Thorsten Rosché / 25.05.2019

Bei Merkel würde selbst ein Chamälion neidisch werden,. Das unterscheidet sie von Frau May. Schließe mich dem Kommentar von Frau Mützel an.

Olaf Neumann / 25.05.2019

Plattes Männer-Bashing, als Abrechnung mit May und Merkle getarnt. Lieber Herr Bonhorst, wissen Sie, was Feministinnen noch mehr verachten als weiße alte Männer? Männer, die ihnen recht geben.
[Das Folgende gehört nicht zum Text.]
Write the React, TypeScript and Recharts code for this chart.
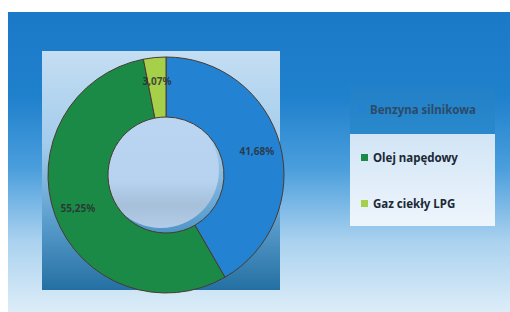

Frank Volkmar / 25.05.2019

Es ist keine große Kunst das Ruder bei ruhiger See zu übernehmen wenn man in tiefem Wasser ist, eine eingespielte Mannschaft hat und der vorherige Kapitän “klar Schiff” gemacht hat von der Bilge bis in die Mastspitze. Merkel hat das Ruder übernommen, nachdem ihr Vorgänger die heißen Eisen angefasst hat, die vorher absichtlich liegengelassen wurden. Sie konnte sich also ausruhen und darauf beschränken Führung darzustellen also zu simulieren und Konkurrenz auszuschalten. Die beiden britischen Politikerinnen sind damit nicht zu vergleichen. Sie haben die Führung in einer Zeit übernommen in der Entscheidungen gefordert waren. Die Kanzlerin hat die Welle nur abgeritten und versucht derzeit nur noch trockenen Fußes an Land zu kommen.